_Data excerpt_

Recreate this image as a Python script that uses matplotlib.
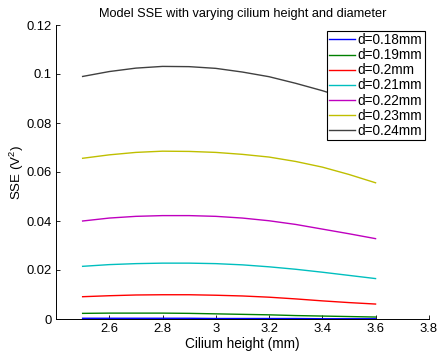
import matplotlib
matplotlib.use("Agg")
import matplotlib.pyplot as plt

plt.rcParams['font.family'] = ['Liberation Sans', 'DejaVu Sans']
plt.rcParams['mathtext.default'] = 'regular'

heights = [2.5, 2.6, 2.7, 2.8, 2.9, 3.0, 3.1, 3.2, 3.3, 3.4, 3.5, 3.6]
labels = ['d=0.18mm', 'd=0.19mm', 'd=0.2mm', 'd=0.21mm', 'd=0.22mm', 'd=0.23mm', 'd=0.24mm']
sse_018 = [0.0003, 0.0003, 0.0003, 0.0003, 0.0003, 0.0002, 0.0002, 0.0002, 0.0002, 0.0001, 0.0001, 0.0001]
sse_019 = [0.0023, 0.0024, 0.0024, 0.0024, 0.0023, 0.0021, 0.0019, 0.0017, 0.0014, 0.0012, 0.0010, 0.0008]
sse_020 = [0.0091, 0.0095, 0.0098, 0.0099, 0.0099, 0.0097, 0.0094, 0.0089, 0.0082, 0.0074, 0.0067, 0.0061]
sse_021 = [0.0215, 0.0222, 0.0226, 0.0228, 0.0228, 0.0226, 0.0221, 0.0213, 0.0203, 0.0191, 0.0178, 0.0165]
sse_022 = [0.0400, 0.0412, 0.0419, 0.0422, 0.0422, 0.0419, 0.0412, 0.0401, 0.0386, 0.0367, 0.0348, 0.0328]
sse_023 = [0.0656, 0.0670, 0.0680, 0.0685, 0.0684, 0.0680, 0.0672, 0.0661, 0.0643, 0.0620, 0.0590, 0.0556]
sse_024 = [0.0990, 0.1010, 0.1024, 0.1031, 0.1030, 0.1023, 0.1008, 0.0989, 0.0962, 0.0932, 0.0898, 0.0860]
series = [sse_018, sse_019, sse_020, sse_021, sse_022, sse_023, sse_024]
colors = [(0, 0, 1), (0, 0.5, 0), (1, 0, 0), (0, 0.75, 0.75),
          (0.75, 0, 0.75), (0.75, 0.75, 0), (0.25, 0.25, 0.25)]

xticks = [2.6, 2.8, 3.0, 3.2, 3.4, 3.6, 3.8]
xticklabels = ['2.6', '2.8', '3', '3.2', '3.4', '3.6', '3.8']
yticks = [0, 0.02, 0.04, 0.06, 0.08, 0.1, 0.12]
yticklabels = ['0', '0.02', '0.04', '0.06', '0.08', '0.1', '0.12']

fig = plt.figure(figsize=(4.38, 3.54), dpi=100)
ax = fig.add_axes([56 / 438, 1 - 319 / 354, (428.8 - 56) / 438, (319 - 25) / 354])

for vals, c, lab in zip(series, colors, labels):
    ax.plot(heights, vals, color=c, lw=1.0, label=lab)

ax.set_xlim(2.4, 3.8)
ax.set_ylim(0, 0.12)
ax.set_xticks(xticks)
ax.set_xticklabels(xticklabels)
ax.set_yticks(yticks)
ax.set_yticklabels(yticklabels)
ax.tick_params(direction='in', length=3, labelsize=9.4, width=0.6, pad=3)
ax.spines['top'].set_visible(False)
ax.spines['right'].set_visible(False)
for s in ['left', 'bottom']:
    ax.spines[s].set_linewidth(0.7)

ax.set_title('Model SSE with varying cilium height and diameter', fontsize=9.2, pad=6)
ax.set_xlabel('Cilium height (mm)', fontsize=9.8, labelpad=1)
ax.set_ylabel('SSE (V$^2$)', fontsize=9.6, labelpad=0.5)

leg = ax.legend(loc='upper right', bbox_to_anchor=(424.5 / 438, 1 - 30.5 / 354),
                bbox_transform=fig.transFigure, fontsize=9.8, frameon=True, fancybox=False,
                borderaxespad=0, handlelength=1.9, handletextpad=0.15, borderpad=0.2,
                labelspacing=0.08, framealpha=1)
leg.get_frame().set_edgecolor('black')
leg.get_frame().set_linewidth(0.8)

fig.savefig('out.png', dpi=100)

_Exercise description_
Output an exact copy of the material, with the pictures removed.

_Exercise answer_
Recreate this image as a Python script that uses matplotlib.
import matplotlib
matplotlib.use("Agg")
import matplotlib.pyplot as plt

plt.rcParams['font.family'] = ['Liberation Sans', 'DejaVu Sans']
plt.rcParams['mathtext.default'] = 'regular'

heights = [2.5, 2.6, 2.7, 2.8, 2.9, 3.0, 3.1, 3.2, 3.3, 3.4, 3.5, 3.6]
labels = ['d=0.18mm', 'd=0.19mm', 'd=0.2mm', 'd=0.21mm', 'd=0.22mm', 'd=0.23mm', 'd=0.24mm']
sse_018 = [0.0003, 0.0003, 0.0003, 0.0003, 0.0003, 0.0002, 0.0002, 0.0002, 0.0002, 0.0001, 0.0001, 0.0001]
sse_019 = [0.0023, 0.0024, 0.0024, 0.0024, 0.0023, 0.0021, 0.0019, 0.0017, 0.0014, 0.0012, 0.0010, 0.0008]
sse_020 = [0.0091, 0.0095, 0.0098, 0.0099, 0.0099, 0.0097, 0.0094, 0.0089, 0.0082, 0.0074, 0.0067, 0.0061]
sse_021 = [0.0215, 0.0222, 0.0226, 0.0228, 0.0228, 0.0226, 0.0221, 0.0213, 0.0203, 0.0191, 0.0178, 0.0165]
sse_022 = [0.0400, 0.0412, 0.0419, 0.0422, 0.0422, 0.0419, 0.0412, 0.0401, 0.0386, 0.0367, 0.0348, 0.0328]
sse_023 = [0.0656, 0.0670, 0.0680, 0.0685, 0.0684, 0.0680, 0.0672, 0.0661, 0.0643, 0.0620, 0.0590, 0.0556]
sse_024 = [0.0990, 0.1010, 0.1024, 0.1031, 0.1030, 0.1023, 0.1008, 0.0989, 0.0962, 0.0932, 0.0898, 0.0860]
series = [sse_018, sse_019, sse_020, sse_021, sse_022, sse_023, sse_024]
colors = [(0, 0, 1), (0, 0.5, 0), (1, 0, 0), (0, 0.75, 0.75),
          (0.75, 0, 0.75), (0.75, 0.75, 0), (0.25, 0.25, 0.25)]

xticks = [2.6, 2.8, 3.0, 3.2, 3.4, 3.6, 3.8]
xticklabels = ['2.6', '2.8', '3', '3.2', '3.4', '3.6', '3.8']
yticks = [0, 0.02, 0.04, 0.06, 0.08, 0.1, 0.12]
yticklabels = ['0', '0.02', '0.04', '0.06', '0.08', '0.1', '0.12']

fig = plt.figure(figsize=(4.38, 3.54), dpi=100)
ax = fig.add_axes([56 / 438, 1 - 319 / 354, (428.8 - 56) / 438, (319 - 25) / 354])

for vals, c, lab in zip(series, colors, labels):
    ax.plot(heights, vals, color=c, lw=1.0, label=lab)

ax.set_xlim(2.4, 3.8)
ax.set_ylim(0, 0.12)
ax.set_xticks(xticks)
ax.set_xticklabels(xticklabels)
ax.set_yticks(yticks)
ax.set_yticklabels(yticklabels)
ax.tick_params(direction='in', length=3, labelsize=9.4, width=0.6, pad=3)
ax.spines['top'].set_visible(False)
ax.spines['right'].set_visible(False)
for s in ['left', 'bottom']:
    ax.spines[s].set_linewidth(0.7)

ax.set_title('Model SSE with varying cilium height and diameter', fontsize=9.2, pad=6)
ax.set_xlabel('Cilium height (mm)', fontsize=9.8, labelpad=1)
ax.set_ylabel('SSE (V$^2$)', fontsize=9.6, labelpad=0.5)

leg = ax.legend(loc='upper right', bbox_to_anchor=(424.5 / 438, 1 - 30.5 / 354),
                bbox_transform=fig.transFigure, fontsize=9.8, frameon=True, fancybox=False,
                borderaxespad=0, handlelength=1.9, handletextpad=0.15, borderpad=0.2,
                labelspacing=0.08, framealpha=1)
leg.get_frame().set_edgecolor('black')
leg.get_frame().set_linewidth(0.8)

fig.savefig('out.png', dpi=100)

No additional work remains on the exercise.